Once the system can generate its own data, it can use that data to find an extensive array of analyses that produce strategic decisions. Custom funnels. Perceptual maps. Positioning. Clustered segmentation. Distinctive brand assets. Category entry points. ESOV analysis. Budgeting recommendations. Econometric-style analysis with media mix recommendations. Contextual pricing analysis. Briefing. The whole artificial nine yards.

Testing endless options

And with all these different analytical capabilities, Evidenza can then do something even more special. Remember when Dr Strange explored 14 million different universes in The Avengers to find the one possible way to defeat Thanos? Evidenza will eventually be capable of something similar. Not defeating Thanos, running countless scenarios. With all the various spokes of the AI analysis in place, Evidenza can run thousands of permutations in which targeting, category entry points, objectives, positioning, budgets and media mix decisions are all iterated and re-iterated against each other. Imagine 50,000 different iterations with synthetic data providing the expected outcome in each case. At the end of the process, Evidenza should be able to provide a small set of strategic objectives and their expected financial value, and explain to marketers and the rest of the organisation why this is the optimum path to growth.

I do this work currently, in a very shit human way. I think I am pretty good at it. But I will be unable to touch the feet of such an approach. Partly because it is built from the width and depth and interactivity of empirical data I have never been exposed to. Partly because the complete suite of analytics tools gives Evidenza an incredible superiority. And mostly because when I build a strategy for a brand we might, on a good day, consider two or three possible options. Not 400,000.

The implications are enormous. The process ahead is unclear. But the era of AI marketing has begun.

And this is a key point. We keep comparing AI to humans who are expert at their jobs. All of us know that marketers, often through no fault of their own, aren’t particularly good at marketing. They lack the data. They miss the ability to access tools like MMM or pricing analysis to be able to see the world properly. Remember that the best data from Better Briefs suggests that more than 60% of big brand plans aren’t clear on who they are even targeting. This is not the story of AI versus the best of humanity.
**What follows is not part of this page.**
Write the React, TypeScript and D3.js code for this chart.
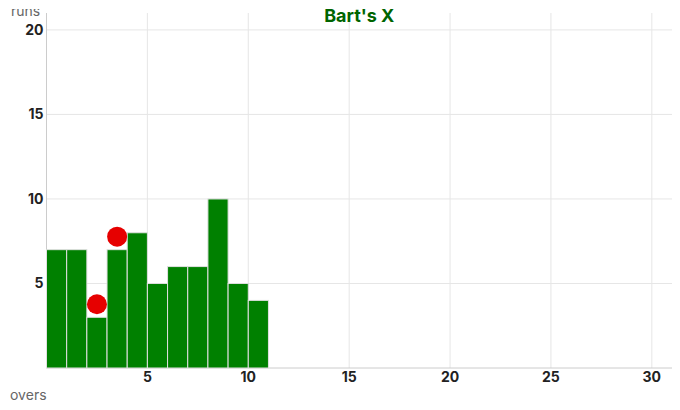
import { useRef, useEffect } from 'react'
import * as d3 from 'd3'

const overs = [1, 2, 3, 4, 5, 6, 7, 8, 9, 10, 11]
const runs = [7, 7, 3, 7, 8, 5, 6, 6, 10, 5, 4]
const wicketOvers = [3, 4]
const xTicks = [5, 10, 15, 20, 25, 30]
const yTicks = [5, 10, 15, 20]
const title = "Bart's X"

const WIDTH = 680
const HEIGHT = 410
const MARGIN = { top: 13, right: 8, bottom: 42, left: 46.5 }

export default function App() {
  const svgRef = useRef<SVGSVGElement>(null)

  useEffect(() => {
    if (!svgRef.current) return
    const svg = d3.select(svgRef.current)
    svg.selectAll('*').remove()

    const x = d3.scaleLinear().domain([0, 31]).range([MARGIN.left, WIDTH - MARGIN.right])
    const y = d3.scaleLinear().domain([0, 21]).range([HEIGHT - MARGIN.bottom, MARGIN.top])
    const font = 'Inter, "Noto Sans", sans-serif'

    // grid
    svg.append('g')
      .selectAll('line')
      .data(xTicks)
      .join('line')
      .attr('x1', (d) => x(d))
      .attr('x2', (d) => x(d))
      .attr('y1', MARGIN.top)
      .attr('y2', y(0))
      .attr('stroke', '#e6e6e6')
    svg.append('g')
      .selectAll('line')
      .data(yTicks)
      .join('line')
      .attr('x1', x(0))
      .attr('x2', WIDTH - MARGIN.right)
      .attr('y1', (d) => y(d))
      .attr('y2', (d) => y(d))
      .attr('stroke', '#e6e6e6')

    // axis lines
    svg.append('line')
      .attr('x1', x(0)).attr('x2', x(0))
      .attr('y1', MARGIN.top).attr('y2', y(0))
      .attr('stroke', '#ccc')
    svg.append('line')
      .attr('x1', x(0)).attr('x2', WIDTH - MARGIN.right)
      .attr('y1', y(0)).attr('y2', y(0))
      .attr('stroke', '#ccc')

    // tick labels
    svg.append('g')
      .selectAll('text')
      .data(yTicks)
      .join('text')
      .attr('x', x(0) - 3)
      .attr('y', (d) => y(d) + 5)
      .attr('text-anchor', 'end')
      .attr('font-family', font)
      .attr('font-weight', 700)
      .attr('font-size', 14)
      .attr('fill', '#222')
      .text((d) => d)
    svg.append('g')
      .selectAll('text')
      .data(xTicks)
      .join('text')
      .attr('x', (d) => x(d))
      .attr('y', y(0) + 14)
      .attr('text-anchor', 'middle')
      .attr('font-family', font)
      .attr('font-weight', 700)
      .attr('font-size', 14)
      .attr('fill', '#222')
      .text((d) => d)

    // bars
    svg.append('g')
      .selectAll('rect')
      .data(overs)
      .join('rect')
      .attr('x', (d) => x(d - 1))
      .attr('y', (_, i) => y(runs[i]))
      .attr('width', (d) => x(d) - x(d - 1))
      .attr('height', (_, i) => y(0) - y(runs[i]))
      .attr('fill', '#008000')
      .attr('stroke', '#e0e0e0')
      .attr('stroke-width', 1)

    // wickets
    svg.append('g')
      .selectAll('circle')
      .data(wicketOvers)
      .join('circle')
      .attr('cx', (d) => x(d - 0.5))
      .attr('cy', (d) => y(runs[d - 1]) - 13)
      .attr('r', 10)
      .attr('fill', '#e60000')

    // labels
    svg.append('text')
      .attr('x', (MARGIN.left + WIDTH - MARGIN.right) / 2)
      .attr('y', 22)
      .attr('text-anchor', 'middle')
      .attr('font-family', font)
      .attr('font-weight', 700)
      .attr('font-size', 18)
      .attr('fill', '#006400')
      .text(title)
    svg.append('clipPath')
      .attr('id', 'runsClip')
      .append('rect')
      .attr('x', 0).attr('y', 9).attr('width', 60).attr('height', 20)
    svg.append('text')
      .attr('x', 11)
      .attr('y', 16)
      .attr('font-family', font)
      .attr('font-size', 14)
      .attr('fill', '#666')
      .attr('clip-path', 'url(#runsClip)')
      .text('runs')
    svg.append('text')
      .attr('x', 10)
      .attr('y', 400)
      .attr('font-family', font)
      .attr('font-size', 14)
      .attr('fill', '#666')
      .text('overs')
  }, [])

  return (
    <svg
      ref={svgRef}
      width={WIDTH}
      height={HEIGHT}
      style={{ position: 'absolute', left: 0, top: 0, background: '#fff' }}
    />
  )
}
This will be the story of AI versus a half-assed, often hilariously bad process, which can be replaced by a superior system that works for a fraction of the cost and lead time of its inferior antecedent.

And, of course, once Evidenza has mastered synthetic data and marketing strategy, there is an obvious final part to its artificial triptych. Armed with a clear strategy and the data to assess its progress, Evidenza could connect into all the tactical options. The system will not just come up with the strategic objectives, it can also devise and then develop the digital media communications, portfolio changes, smart pricing and new product development to deliver these objectives. These tactical innovations can be run, tested and improved in real time, in a closed-loop system that Just. Gets. It. Done. The whole thing becomes a fluid, evolving system.

It’s all very ‘flying cars’ at this point. But Pete (perhaps Jon) has a telling phrase that he rolls out frequently. “This,” he tells clients, “is as bad as it will ever be. It will only get better from here.” Aside from the synthetic data, everything I’ve described above is impossible at the moment. But it all appears incredibly tenable in the near future. The analytic stuff like segmentation or category entry points is imminently doable if you know your marketing onions and have access to the data and programming power. Many of the AI tactical options are already being rudimentarily developed, with academic research confirming that things like product innovation and message creation can be done in a manner significantly superior to that produced by humans.

The missing element is time, and it’s the 2030s that will usher in this grand new era of automation. The implications are enormous. The process ahead is unclear. But the era of AI marketing has begun.